Written instruction: Copy exactly, and only, the lines below from the first through the one containing "9.64, 8.8, 8.0];", both included; pictures are omitted.

Collected material:
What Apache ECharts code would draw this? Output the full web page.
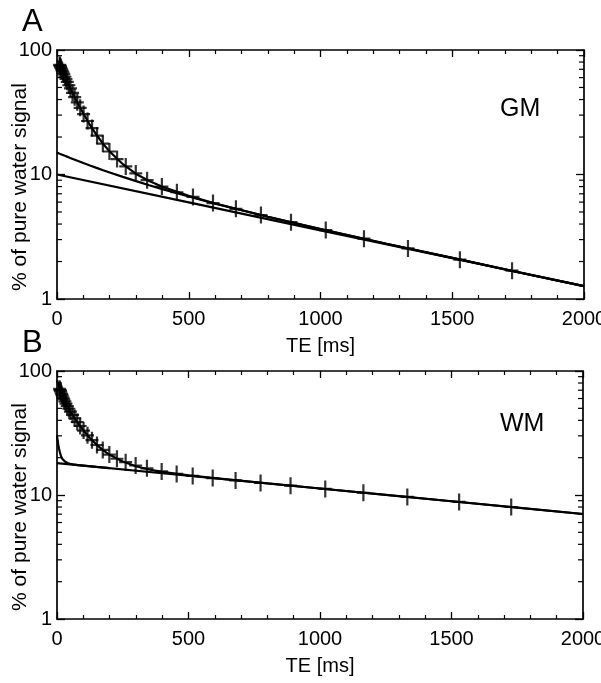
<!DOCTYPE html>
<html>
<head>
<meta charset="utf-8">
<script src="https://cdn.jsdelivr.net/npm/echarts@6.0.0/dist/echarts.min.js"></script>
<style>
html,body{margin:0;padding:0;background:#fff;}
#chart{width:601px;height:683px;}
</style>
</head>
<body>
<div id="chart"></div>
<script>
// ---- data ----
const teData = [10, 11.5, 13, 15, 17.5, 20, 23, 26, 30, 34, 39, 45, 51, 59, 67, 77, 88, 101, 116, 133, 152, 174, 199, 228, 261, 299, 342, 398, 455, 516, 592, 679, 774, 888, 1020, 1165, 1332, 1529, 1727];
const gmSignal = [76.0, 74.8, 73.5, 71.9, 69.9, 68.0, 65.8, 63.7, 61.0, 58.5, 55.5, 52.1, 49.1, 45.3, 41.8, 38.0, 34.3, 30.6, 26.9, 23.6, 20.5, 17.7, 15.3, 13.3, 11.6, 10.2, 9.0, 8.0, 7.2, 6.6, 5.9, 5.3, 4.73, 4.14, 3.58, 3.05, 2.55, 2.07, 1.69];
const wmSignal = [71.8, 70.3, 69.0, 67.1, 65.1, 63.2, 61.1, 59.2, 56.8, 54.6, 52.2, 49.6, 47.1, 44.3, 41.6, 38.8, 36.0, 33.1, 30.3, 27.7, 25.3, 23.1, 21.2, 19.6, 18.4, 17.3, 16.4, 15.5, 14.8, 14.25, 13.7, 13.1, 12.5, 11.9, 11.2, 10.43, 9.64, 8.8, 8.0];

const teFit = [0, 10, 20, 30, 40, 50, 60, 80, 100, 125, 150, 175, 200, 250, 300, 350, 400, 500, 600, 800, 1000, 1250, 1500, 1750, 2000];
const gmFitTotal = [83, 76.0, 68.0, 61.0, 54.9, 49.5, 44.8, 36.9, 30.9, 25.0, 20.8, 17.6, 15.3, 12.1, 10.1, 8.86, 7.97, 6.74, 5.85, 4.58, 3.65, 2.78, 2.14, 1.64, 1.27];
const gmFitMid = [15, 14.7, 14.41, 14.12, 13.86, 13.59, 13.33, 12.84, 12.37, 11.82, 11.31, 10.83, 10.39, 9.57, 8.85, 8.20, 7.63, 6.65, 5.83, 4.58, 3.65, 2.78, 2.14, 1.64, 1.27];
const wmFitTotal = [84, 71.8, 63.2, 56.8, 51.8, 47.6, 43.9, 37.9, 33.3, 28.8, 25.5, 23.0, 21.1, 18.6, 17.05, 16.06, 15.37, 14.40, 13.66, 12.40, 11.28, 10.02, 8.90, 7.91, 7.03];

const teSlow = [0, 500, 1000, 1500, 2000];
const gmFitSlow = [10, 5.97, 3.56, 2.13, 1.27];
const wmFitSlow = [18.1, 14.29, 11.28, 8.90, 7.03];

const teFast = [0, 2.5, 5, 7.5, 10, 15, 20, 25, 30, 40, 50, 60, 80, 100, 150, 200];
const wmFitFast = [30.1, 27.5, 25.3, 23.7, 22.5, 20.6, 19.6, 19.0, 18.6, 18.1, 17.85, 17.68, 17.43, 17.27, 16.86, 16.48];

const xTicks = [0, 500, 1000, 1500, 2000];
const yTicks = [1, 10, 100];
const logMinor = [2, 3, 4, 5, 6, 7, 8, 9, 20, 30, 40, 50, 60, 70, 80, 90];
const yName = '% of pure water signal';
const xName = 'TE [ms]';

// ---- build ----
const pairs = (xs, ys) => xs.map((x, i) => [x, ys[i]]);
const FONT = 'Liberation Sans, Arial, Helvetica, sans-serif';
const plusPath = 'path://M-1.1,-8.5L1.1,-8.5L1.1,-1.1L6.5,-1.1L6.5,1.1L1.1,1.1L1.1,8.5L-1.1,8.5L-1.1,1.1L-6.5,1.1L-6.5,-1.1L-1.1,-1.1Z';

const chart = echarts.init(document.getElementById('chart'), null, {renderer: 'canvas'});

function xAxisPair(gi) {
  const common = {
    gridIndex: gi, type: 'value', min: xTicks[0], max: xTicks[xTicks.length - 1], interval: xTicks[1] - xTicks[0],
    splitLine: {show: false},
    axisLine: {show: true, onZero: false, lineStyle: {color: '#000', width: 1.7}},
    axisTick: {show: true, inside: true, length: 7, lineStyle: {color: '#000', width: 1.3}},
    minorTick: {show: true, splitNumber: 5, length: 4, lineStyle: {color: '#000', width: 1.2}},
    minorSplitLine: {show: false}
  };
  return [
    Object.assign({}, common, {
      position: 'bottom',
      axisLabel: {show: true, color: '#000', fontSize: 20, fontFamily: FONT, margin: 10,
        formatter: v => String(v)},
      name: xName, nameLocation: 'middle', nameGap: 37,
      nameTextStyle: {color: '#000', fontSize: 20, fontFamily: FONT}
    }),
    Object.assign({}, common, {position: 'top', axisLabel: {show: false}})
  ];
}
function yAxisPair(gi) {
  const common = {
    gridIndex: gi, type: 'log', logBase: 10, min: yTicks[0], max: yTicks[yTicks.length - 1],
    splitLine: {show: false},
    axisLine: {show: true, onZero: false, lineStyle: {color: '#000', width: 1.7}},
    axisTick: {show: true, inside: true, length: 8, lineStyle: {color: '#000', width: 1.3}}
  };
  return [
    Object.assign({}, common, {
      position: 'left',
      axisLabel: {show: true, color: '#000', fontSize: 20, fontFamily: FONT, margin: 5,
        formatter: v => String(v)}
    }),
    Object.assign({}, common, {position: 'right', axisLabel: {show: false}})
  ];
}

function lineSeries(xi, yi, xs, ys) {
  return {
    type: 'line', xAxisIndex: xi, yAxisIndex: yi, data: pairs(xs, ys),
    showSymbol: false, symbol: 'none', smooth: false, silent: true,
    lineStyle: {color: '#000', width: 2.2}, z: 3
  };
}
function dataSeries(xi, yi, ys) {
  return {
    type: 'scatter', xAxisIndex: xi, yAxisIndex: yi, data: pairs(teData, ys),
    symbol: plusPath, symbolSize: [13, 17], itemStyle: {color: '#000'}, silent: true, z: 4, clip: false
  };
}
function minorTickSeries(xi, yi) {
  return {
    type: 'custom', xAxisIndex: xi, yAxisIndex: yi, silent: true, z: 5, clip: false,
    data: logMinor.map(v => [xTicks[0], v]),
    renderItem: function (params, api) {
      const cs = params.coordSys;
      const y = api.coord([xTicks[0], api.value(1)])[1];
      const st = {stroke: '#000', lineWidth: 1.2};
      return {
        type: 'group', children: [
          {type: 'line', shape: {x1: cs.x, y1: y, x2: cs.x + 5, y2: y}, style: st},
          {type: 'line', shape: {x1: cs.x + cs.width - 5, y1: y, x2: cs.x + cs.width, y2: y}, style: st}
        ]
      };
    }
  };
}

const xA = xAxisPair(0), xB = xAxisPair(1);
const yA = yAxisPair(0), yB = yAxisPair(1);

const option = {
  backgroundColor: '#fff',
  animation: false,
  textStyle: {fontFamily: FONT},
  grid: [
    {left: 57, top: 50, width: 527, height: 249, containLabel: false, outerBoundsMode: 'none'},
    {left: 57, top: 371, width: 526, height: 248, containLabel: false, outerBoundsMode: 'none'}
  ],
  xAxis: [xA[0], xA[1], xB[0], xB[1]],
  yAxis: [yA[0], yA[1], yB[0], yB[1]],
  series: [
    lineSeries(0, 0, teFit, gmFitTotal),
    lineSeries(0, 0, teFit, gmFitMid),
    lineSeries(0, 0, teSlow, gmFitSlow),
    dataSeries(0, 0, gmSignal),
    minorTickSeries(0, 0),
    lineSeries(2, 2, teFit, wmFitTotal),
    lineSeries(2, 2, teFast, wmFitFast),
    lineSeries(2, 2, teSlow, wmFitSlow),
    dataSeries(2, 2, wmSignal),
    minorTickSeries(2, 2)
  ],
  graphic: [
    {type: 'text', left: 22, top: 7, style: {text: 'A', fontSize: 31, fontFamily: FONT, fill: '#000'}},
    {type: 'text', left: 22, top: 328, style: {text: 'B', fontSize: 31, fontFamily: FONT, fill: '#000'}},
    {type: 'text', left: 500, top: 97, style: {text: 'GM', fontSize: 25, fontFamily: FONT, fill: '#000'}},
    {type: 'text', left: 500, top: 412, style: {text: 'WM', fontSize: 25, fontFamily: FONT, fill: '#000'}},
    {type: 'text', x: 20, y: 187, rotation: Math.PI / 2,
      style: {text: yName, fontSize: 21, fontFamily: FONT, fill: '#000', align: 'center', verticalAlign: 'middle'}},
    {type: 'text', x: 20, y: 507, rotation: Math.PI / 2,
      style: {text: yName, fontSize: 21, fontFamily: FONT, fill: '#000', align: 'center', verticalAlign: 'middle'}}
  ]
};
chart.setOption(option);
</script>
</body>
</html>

Result:
What Apache ECharts code would draw this? Output the full web page.
<!DOCTYPE html>
<html>
<head>
<meta charset="utf-8">
<script src="https://cdn.jsdelivr.net/npm/echarts@6.0.0/dist/echarts.min.js"></script>
<style>
html,body{margin:0;padding:0;background:#fff;}
#chart{width:601px;height:683px;}
</style>
</head>
<body>
<div id="chart"></div>
<script>
// ---- data ----
const teData = [10, 11.5, 13, 15, 17.5, 20, 23, 26, 30, 34, 39, 45, 51, 59, 67, 77, 88, 101, 116, 133, 152, 174, 199, 228, 261, 299, 342, 398, 455, 516, 592, 679, 774, 888, 1020, 1165, 1332, 1529, 1727];
const gmSignal = [76.0, 74.8, 73.5, 71.9, 69.9, 68.0, 65.8, 63.7, 61.0, 58.5, 55.5, 52.1, 49.1, 45.3, 41.8, 38.0, 34.3, 30.6, 26.9, 23.6, 20.5, 17.7, 15.3, 13.3, 11.6, 10.2, 9.0, 8.0, 7.2, 6.6, 5.9, 5.3, 4.73, 4.14, 3.58, 3.05, 2.55, 2.07, 1.69];
const wmSignal = [71.8, 70.3, 69.0, 67.1, 65.1, 63.2, 61.1, 59.2, 56.8, 54.6, 52.2, 49.6, 47.1, 44.3, 41.6, 38.8, 36.0, 33.1, 30.3, 27.7, 25.3, 23.1, 21.2, 19.6, 18.4, 17.3, 16.4, 15.5, 14.8, 14.25, 13.7, 13.1, 12.5, 11.9, 11.2, 10.43, 9.64, 8.8, 8.0];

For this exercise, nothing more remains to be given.